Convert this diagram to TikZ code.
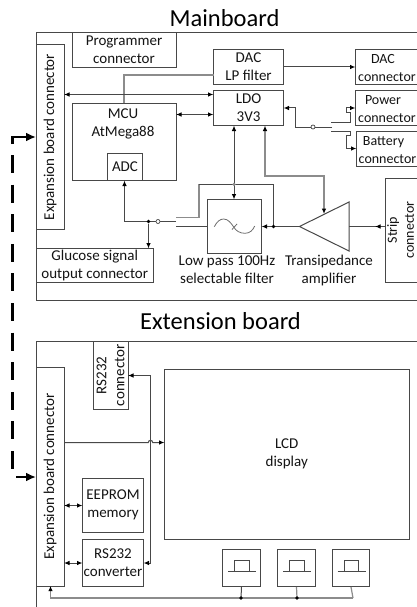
\documentclass[tikz,border=0pt]{standalone}
\usepackage{fontspec}
\setmainfont{Carlito}
\usetikzlibrary{arrows.meta,calc}
\definecolor{ln}{HTML}{484848}
\definecolor{lg}{HTML}{8C8C8C}
\tikzset{
  x=1pt,y=-1pt,
  wire/.style={draw=ln,line width=1pt},
  gwire/.style={draw=lg,line width=1.2pt},
  tipb/.style={{Latex[length=5.5pt,width=4.5pt,black]}-{Latex[length=5.5pt,width=4.5pt,black]}},
  tipe/.style={-{Latex[length=5.5pt,width=4.5pt,black]}},
  bigarrow/.style={draw=black,line width=2.5pt,-{Latex[length=10pt,width=9pt,black]}},
  bigdash/.style={draw=black,line width=2.5pt,dash pattern=on 18pt off 11.6pt},
  rbox/.style={draw=ln,line width=1pt,inner sep=0pt,align=center,font=\fontsize{15}{18}\selectfont,text=black!92},
  box/.style={rbox,execute at begin node={\vspace*{3pt}}},
  txt/.style={inner sep=0pt,align=center,font=\fontsize{15}{18}\selectfont,text=black!92},
  ctxt/.style={inner sep=0pt,align=center,font=\fontsize{14}{18}\selectfont,text=black!92},
  stxt/.style={inner sep=0pt,align=center,font=\fontsize{14}{17}\selectfont,text=black!92},
  title/.style={inner sep=0pt,font=\fontsize{24.5}{28}\selectfont,text=black},
  dot/.style={circle,fill=black,inner sep=0pt,minimum size=3.6pt},
  opendot/.style={circle,draw=ln,fill=white,line width=0.7pt,inner sep=0pt,minimum size=4pt},
}
\newcommand{\bx}[6][]{\node[box,minimum width=#4pt-#3pt,minimum height=#6pt-#5pt,#1] (#2) at ({(#3+#4)/2},{(#5+#6)/2})}
\begin{document}
\begin{tikzpicture}
\useasboundingbox (0,0) rectangle (417,607);
\fill[white] (0,0) rectangle (417,607);

\node[title] (t1) at (224.5,18) {Mainboard};
\node[title] (t2) at (220.5,321) {Extension board};

% frames
\coordinate (fa) at (425,32.5); \coordinate (fb) at (36.5,32.5);
\coordinate (fc) at (36.5,300); \coordinate (fd) at (425,300);
\draw[wire] (fa) -- (fb) -- (fc) -- (fd);
\coordinate (ga) at (425,341.5); \coordinate (gb) at (36.5,341.5); \coordinate (gc) at (36.5,612);
\draw[wire] (ga) -- (gb) -- (gc);

% mainboard blocks
\node[rbox,rotate=90,minimum width=184pt,minimum height=27.5pt] (exp1) at (50.25,137) {Expansion board connector};
\bx{prog}{72}{176}{32.5}{67.5} {Programmer\\connector};
\bx{mcu}{72}{176}{103.5}{180.5} {};
\node[txt] (mcut) at (123,123.5) {MCU\\AtMega88};
\bx{adc}{107.5}{142.5}{153.5}{180.5} {ADC};
\bx{lp}{213.5}{283.5}{49.5}{84.5} {DAC\\LP filter};
\bx{ldo}{213.5}{283.5}{90.5}{125.5} {LDO\\3V3};
\bx{dac}{355.5}{425}{49.5}{84.5} {};
\node[ctxt] (dact) at (387,68.5) {\hspace*{-8pt}DAC\\connector};
\bx{pwr}{355.5}{425}{90.5}{125.5} {};
\node[ctxt] (pwrt) at (387,109.5) {\hspace*{-8pt}Power\\connector};
\bx{bat}{356.5}{425}{131.5}{166.5} {};
\node[ctxt] (batt) at (387.5,150.5) {\hspace*{-8pt}Battery\\connector};
\node[rbox,rotate=90,minimum width=104pt,minimum height=40pt] (strip) at (405,230) {};
\node[stxt,rotate=90] (stript) at (400.5,230) {Strip\\connector};
\bx{flt}{207.5}{261.5}{199.5}{253} {};
\bx{glu}{36.5}{153}{248.5}{282.5} {Glucose signal\\output connector};
\node[txt] (fltt) at (227,270) {Low pass 100Hz\\selectable filter};
\node[txt] (ampt) at (329,270) {Transipedance\\amplifier};

% amp
\coordinate (apx) at (299.5,226.5);
\coordinate (aup) at (349,202);
\coordinate (adn) at (349,251);
\coordinate (aout) at (349,226.5);
\draw[wire] (apx) -- (aup) -- (adn) -- cycle;

% filter symbol
\coordinate (s1) at (214.3,226.7); \coordinate (s2) at (223.7,219); \coordinate (s3) at (233.7,227);
\coordinate (s4) at (245,233.3); \coordinate (s5) at (254.7,226);
\coordinate (s6) at (232,229.5); \coordinate (s7) at (237,224);
\draw[draw=ln!80,line width=0.8pt] (s1) .. controls (217,221.5) and (220,219) .. (s2) .. controls (228,219) and (231,223) .. (s3) .. controls (236,231) and (240,233.3) .. (s4) .. controls (250,233.3) and (253,230) .. (s5);
\draw[draw=ln!80,line width=0.8pt] (s6) -- (s7);

% connectors, mainboard
\coordinate (g1) at (124,103.5); \coordinate (g2) at (124,75); \coordinate (g3) at (213.5,75);
\draw[gwire] (g1) -- (g2) -- (g3);
\coordinate (bl) at (64,94.5); \coordinate (br) at (213.5,94.5);
\draw[wire,tipb] (bl) -- (br);
\coordinate (ml) at (176,114.5); \coordinate (mr) at (213.5,114.5);
\draw[wire,tipb] (ml) -- (mr);
\coordinate (d1) at (283.5,67); \coordinate (d2) at (355.5,67);
\draw[wire,tipe] (d1) -- (d2);

% power switch
\coordinate (p0) at (332,127); \coordinate (p1) at (295,127); \coordinate (p2) at (295,108); \coordinate (p3) at (283.5,108);
\draw[wire,tipe] (p0) -- (p1) -- (p2) -- (p3);
\node[opendot] (sw1) at (313,127) {};
\coordinate (q0) at (331,122.5); \coordinate (q1) at (350,122.5); \coordinate (q2) at (350,113); \coordinate (q3) at (346,113); \coordinate (q4) at (346,108); \coordinate (q5) at (355.5,108);
\draw[wire,tipe] (q0) -- (q1) -- (q2) -- (q3) -- (q4) -- (q5);
\coordinate (r0) at (331,131) ; \coordinate (r1) at (350,131); \coordinate (r2) at (350,135.5); \coordinate (r3) at (346,135.5); \coordinate (r4) at (346,148.5); \coordinate (r5) at (356.5,148.5);
\draw[wire,tipe] (r0) -- (r1) -- (r2) -- (r3) -- (r4) -- (r5);

% filter switch
\coordinate (a0) at (176,221.5); \coordinate (a1) at (124.5,221.5); \coordinate (a2) at (124.5,180.5);
\draw[wire,tipe] (a0) -- (a1) -- (a2);
\node[dot] (j1) at (148.5,221.5) {};
\node[opendot] (sw2) at (158,221.5) {};
\coordinate (a3) at (148.5,248.5);
\draw[wire,tipe] (j1) -- (a3);
\coordinate (b0) at (176,217.3); \coordinate (b1) at (199,217.3); \coordinate (b2) at (199,184.3);
\coordinate (b3) at (273.5,184.3); \coordinate (b4) at (273.5,226.5);
\draw[gwire] (b0) -- (b1) -- (b2);
\draw[wire] (b2) -- (b3) -- (b4);
\coordinate (c0) at (176,226.3); \coordinate (c1) at (207.5,226.3);
\draw[wire] (c0) -- (c1);

% ldo to filter
\coordinate (e1) at (234,125.5); \coordinate (e2) at (234,199.5);
\draw[wire,tipb] (e1) -- (e2);
\node[circle,fill=lg,inner sep=0pt,minimum size=3.5pt] (j2) at (234,184.3) {};
% ldo to amp
\coordinate (h1) at (265,125.5); \coordinate (h2) at (265,176); \coordinate (h3) at (324,176); \coordinate (h4) at (324,214);
\draw[gwire,{Latex[length=5.5pt,width=4.5pt,black]}-{Latex[length=5.5pt,width=4.5pt,black]}] (h1) -- (h2) -- (h3) -- (h4);
% signal chain
\draw[wire,tipe] (apx) -- (261.5,226.5);
\node[dot] (j3) at (273.5,226.5) {};
\coordinate (st) at (385,226.5);
\draw[wire] (aout) -- (st);
\coordinate (st2) at (375,226.5);
\draw[wire,tipe] (st) -- (st2);

% extension blocks
\node[rbox,rotate=90,minimum width=219pt,minimum height=27.5pt] (exp2) at (50.25,476.5) {Expansion board connector};
\node[rbox,rotate=90,minimum width=67.5pt,minimum height=35pt] (rsc) at (110.5,375.25) {RS232\\connector};
\bx{lcd}{164.5}{409}{369}{539} {LCD\\display};
\bx{eep}{82.5}{143.5}{478.5}{532} {EEPROM\\memory};
\bx{rsb}{82.5}{143.5}{539.5}{586} {RS232\\converter};

% buttons
\foreach \n/\dx in {1/0,2/55,3/109.5}{
  \node[draw=ln,line width=1pt,inner sep=0pt,minimum width=37.5pt,minimum height=37.5pt] (btn\n) at ({241.5+\dx},567.75) {};
  \draw[draw=ln,line width=1pt] ({228+\dx},571.7) -- ({256+\dx},571.7);
  \draw[draw=ln,line width=1pt] ({234.7+\dx},571.7) -- ({234.7+\dx},560.7) -- ({249.3+\dx},560.7) -- ({249.3+\dx},571.7);
}

% connectors, extension
\coordinate (k1) at (64,442.5); \coordinate (k2) at (148.3,442.5); \coordinate (k3) at (152.7,442.5); \coordinate (k4) at (164.5,442.5);
\draw[wire,tipe] (k1) -- (k2) arc[start angle=180,end angle=0,radius=2.2pt] -- (k4);
\coordinate (v1) at (128,375.5); \coordinate (v2) at (150.5,375.5); \coordinate (v3) at (150.5,563); \coordinate (v4) at (143.5,563);
\draw[wire,tipb] (v1) -- (v2) -- (v3) -- (v4);
\coordinate (n1) at (64,505.5); \coordinate (n2) at (82.5,505.5);
\draw[wire,tipb] (n1) -- (n2);
\coordinate (m1) at (64,563); \coordinate (m2) at (82.5,563);
\draw[wire,tipb] (m1) -- (m2);
\coordinate (bu0) at (50.5,586); \coordinate (bu1) at (50.5,598); \coordinate (bu2) at (353,598);
\draw[gwire,{Latex[length=5pt,width=4.5pt,black]}-] (bu0) -- (bu1) -- (bu2);
\coordinate (bu3) at (241,598); \coordinate (bu4) at (297,598);
\draw[wire] (btn1.south) -- (bu3);
\draw[gwire] (btn2.south) -- (bu4);
\draw[gwire] (btn3.south) -- (bu2);
\node[dot] (j4) at (bu3) {};
\node[dot] (j5) at (bu4) {};

% link between boards
\coordinate (l0) at (12.5,144); \coordinate (l1) at (12.5,137); \coordinate (l2) at (36,137);
\draw[draw=black,line width=2.5pt,-{Latex[length=10pt,width=9pt,black]}] (l0) -- (l1) -- (l2);
\coordinate (l3) at (12.5,155); \coordinate (l4) at (12.5,470);
\draw[bigdash] (l3) -- (l4);
\coordinate (l5) at (16,477); \coordinate (l6) at (36,477);
\draw[bigarrow] (l5) -- (l6);
\end{tikzpicture}
\end{document}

*-*-*

• **Aim**
Please repeat exactly the data above from its first line to the line that contains "(t2) at (220.5,321)", inclusive, and leave every picture out.

• **Task answer**
Convert this diagram to TikZ code.
\documentclass[tikz,border=0pt]{standalone}
\usepackage{fontspec}
\setmainfont{Carlito}
\usetikzlibrary{arrows.meta,calc}
\definecolor{ln}{HTML}{484848}
\definecolor{lg}{HTML}{8C8C8C}
\tikzset{
  x=1pt,y=-1pt,
  wire/.style={draw=ln,line width=1pt},
  gwire/.style={draw=lg,line width=1.2pt},
  tipb/.style={{Latex[length=5.5pt,width=4.5pt,black]}-{Latex[length=5.5pt,width=4.5pt,black]}},
  tipe/.style={-{Latex[length=5.5pt,width=4.5pt,black]}},
  bigarrow/.style={draw=black,line width=2.5pt,-{Latex[length=10pt,width=9pt,black]}},
  bigdash/.style={draw=black,line width=2.5pt,dash pattern=on 18pt off 11.6pt},
  rbox/.style={draw=ln,line width=1pt,inner sep=0pt,align=center,font=\fontsize{15}{18}\selectfont,text=black!92},
  box/.style={rbox,execute at begin node={\vspace*{3pt}}},
  txt/.style={inner sep=0pt,align=center,font=\fontsize{15}{18}\selectfont,text=black!92},
  ctxt/.style={inner sep=0pt,align=center,font=\fontsize{14}{18}\selectfont,text=black!92},
  stxt/.style={inner sep=0pt,align=center,font=\fontsize{14}{17}\selectfont,text=black!92},
  title/.style={inner sep=0pt,font=\fontsize{24.5}{28}\selectfont,text=black},
  dot/.style={circle,fill=black,inner sep=0pt,minimum size=3.6pt},
  opendot/.style={circle,draw=ln,fill=white,line width=0.7pt,inner sep=0pt,minimum size=4pt},
}
\newcommand{\bx}[6][]{\node[box,minimum width=#4pt-#3pt,minimum height=#6pt-#5pt,#1] (#2) at ({(#3+#4)/2},{(#5+#6)/2})}
\begin{document}
\begin{tikzpicture}
\useasboundingbox (0,0) rectangle (417,607);
\fill[white] (0,0) rectangle (417,607);

\node[title] (t1) at (224.5,18) {Mainboard};
\node[title] (t2) at (220.5,321) {Extension board};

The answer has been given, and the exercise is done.